(Directions) Write out the material below again, unchanged.

(Given data)
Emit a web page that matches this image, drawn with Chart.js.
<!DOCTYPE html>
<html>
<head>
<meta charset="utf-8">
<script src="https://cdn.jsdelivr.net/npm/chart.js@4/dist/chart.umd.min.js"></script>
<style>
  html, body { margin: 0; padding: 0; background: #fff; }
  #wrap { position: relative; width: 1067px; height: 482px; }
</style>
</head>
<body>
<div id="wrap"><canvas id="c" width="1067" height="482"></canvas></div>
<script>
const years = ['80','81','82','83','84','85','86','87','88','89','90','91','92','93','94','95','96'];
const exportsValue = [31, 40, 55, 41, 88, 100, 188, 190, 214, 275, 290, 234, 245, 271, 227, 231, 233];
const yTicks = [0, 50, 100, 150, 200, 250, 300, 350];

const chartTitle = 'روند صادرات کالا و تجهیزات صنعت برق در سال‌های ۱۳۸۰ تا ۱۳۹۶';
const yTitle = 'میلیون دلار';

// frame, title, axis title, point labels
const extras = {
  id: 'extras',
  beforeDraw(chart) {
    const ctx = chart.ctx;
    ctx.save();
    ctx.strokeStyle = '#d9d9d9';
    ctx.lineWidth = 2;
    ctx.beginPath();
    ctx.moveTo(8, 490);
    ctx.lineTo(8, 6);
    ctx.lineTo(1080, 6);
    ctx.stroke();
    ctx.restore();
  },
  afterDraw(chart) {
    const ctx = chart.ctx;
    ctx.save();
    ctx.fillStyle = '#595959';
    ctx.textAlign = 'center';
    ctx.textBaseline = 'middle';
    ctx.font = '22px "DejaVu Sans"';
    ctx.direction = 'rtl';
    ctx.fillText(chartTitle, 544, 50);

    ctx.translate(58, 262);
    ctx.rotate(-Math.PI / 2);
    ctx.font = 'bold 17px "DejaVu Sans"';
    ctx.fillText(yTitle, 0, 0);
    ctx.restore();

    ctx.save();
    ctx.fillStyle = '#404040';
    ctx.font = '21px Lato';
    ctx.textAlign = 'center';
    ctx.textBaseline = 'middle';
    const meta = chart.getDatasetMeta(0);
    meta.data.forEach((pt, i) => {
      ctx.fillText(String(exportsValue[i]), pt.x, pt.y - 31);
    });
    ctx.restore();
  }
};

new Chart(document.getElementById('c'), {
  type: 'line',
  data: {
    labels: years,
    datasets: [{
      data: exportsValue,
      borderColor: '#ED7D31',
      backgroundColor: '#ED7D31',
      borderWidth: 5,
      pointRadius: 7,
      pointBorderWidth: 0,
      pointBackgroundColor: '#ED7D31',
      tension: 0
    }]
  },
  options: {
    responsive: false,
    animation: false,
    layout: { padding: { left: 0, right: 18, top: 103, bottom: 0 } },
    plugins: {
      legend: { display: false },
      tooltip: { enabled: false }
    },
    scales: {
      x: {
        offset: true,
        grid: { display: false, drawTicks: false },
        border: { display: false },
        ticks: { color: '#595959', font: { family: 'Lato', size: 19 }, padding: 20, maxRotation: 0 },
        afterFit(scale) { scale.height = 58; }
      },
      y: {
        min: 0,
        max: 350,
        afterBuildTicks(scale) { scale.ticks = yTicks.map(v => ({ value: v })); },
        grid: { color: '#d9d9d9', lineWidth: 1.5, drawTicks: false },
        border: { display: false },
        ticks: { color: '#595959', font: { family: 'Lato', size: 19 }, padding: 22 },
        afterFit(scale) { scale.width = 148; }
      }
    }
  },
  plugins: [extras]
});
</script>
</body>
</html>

(Answer for this exercise)
Emit a web page that matches this image, drawn with Chart.js.
<!DOCTYPE html>
<html>
<head>
<meta charset="utf-8">
<script src="https://cdn.jsdelivr.net/npm/chart.js@4/dist/chart.umd.min.js"></script>
<style>
  html, body { margin: 0; padding: 0; background: #fff; }
  #wrap { position: relative; width: 1067px; height: 482px; }
</style>
</head>
<body>
<div id="wrap"><canvas id="c" width="1067" height="482"></canvas></div>
<script>
const years = ['80','81','82','83','84','85','86','87','88','89','90','91','92','93','94','95','96'];
const exportsValue = [31, 40, 55, 41, 88, 100, 188, 190, 214, 275, 290, 234, 245, 271, 227, 231, 233];
const yTicks = [0, 50, 100, 150, 200, 250, 300, 350];

const chartTitle = 'روند صادرات کالا و تجهیزات صنعت برق در سال‌های ۱۳۸۰ تا ۱۳۹۶';
const yTitle = 'میلیون دلار';

// frame, title, axis title, point labels
const extras = {
  id: 'extras',
  beforeDraw(chart) {
    const ctx = chart.ctx;
    ctx.save();
    ctx.strokeStyle = '#d9d9d9';
    ctx.lineWidth = 2;
    ctx.beginPath();
    ctx.moveTo(8, 490);
    ctx.lineTo(8, 6);
    ctx.lineTo(1080, 6);
    ctx.stroke();
    ctx.restore();
  },
  afterDraw(chart) {
    const ctx = chart.ctx;
    ctx.save();
    ctx.fillStyle = '#595959';
    ctx.textAlign = 'center';
    ctx.textBaseline = 'middle';
    ctx.font = '22px "DejaVu Sans"';
    ctx.direction = 'rtl';
    ctx.fillText(chartTitle, 544, 50);

    ctx.translate(58, 262);
    ctx.rotate(-Math.PI / 2);
    ctx.font = 'bold 17px "DejaVu Sans"';
    ctx.fillText(yTitle, 0, 0);
    ctx.restore();

    ctx.save();
    ctx.fillStyle = '#404040';
    ctx.font = '21px Lato';
    ctx.textAlign = 'center';
    ctx.textBaseline = 'middle';
    const meta = chart.getDatasetMeta(0);
    meta.data.forEach((pt, i) => {
      ctx.fillText(String(exportsValue[i]), pt.x, pt.y - 31);
    });
    ctx.restore();
  }
};

new Chart(document.getElementById('c'), {
  type: 'line',
  data: {
    labels: years,
    datasets: [{
      data: exportsValue,
      borderColor: '#ED7D31',
      backgroundColor: '#ED7D31',
      borderWidth: 5,
      pointRadius: 7,
      pointBorderWidth: 0,
      pointBackgroundColor: '#ED7D31',
      tension: 0
    }]
  },
  options: {
    responsive: false,
    animation: false,
    layout: { padding: { left: 0, right: 18, top: 103, bottom: 0 } },
    plugins: {
      legend: { display: false },
      tooltip: { enabled: false }
    },
    scales: {
      x: {
        offset: true,
        grid: { display: false, drawTicks: false },
        border: { display: false },
        ticks: { color: '#595959', font: { family: 'Lato', size: 19 }, padding: 20, maxRotation: 0 },
        afterFit(scale) { scale.height = 58; }
      },
      y: {
        min: 0,
        max: 350,
        afterBuildTicks(scale) { scale.ticks = yTicks.map(v => ({ value: v })); },
        grid: { color: '#d9d9d9', lineWidth: 1.5, drawTicks: false },
        border: { display: false },
        ticks: { color: '#595959', font: { family: 'Lato', size: 19 }, padding: 22 },
        afterFit(scale) { scale.width = 148; }
      }
    }
  },
  plugins: [extras]
});
</script>
</body>
</html>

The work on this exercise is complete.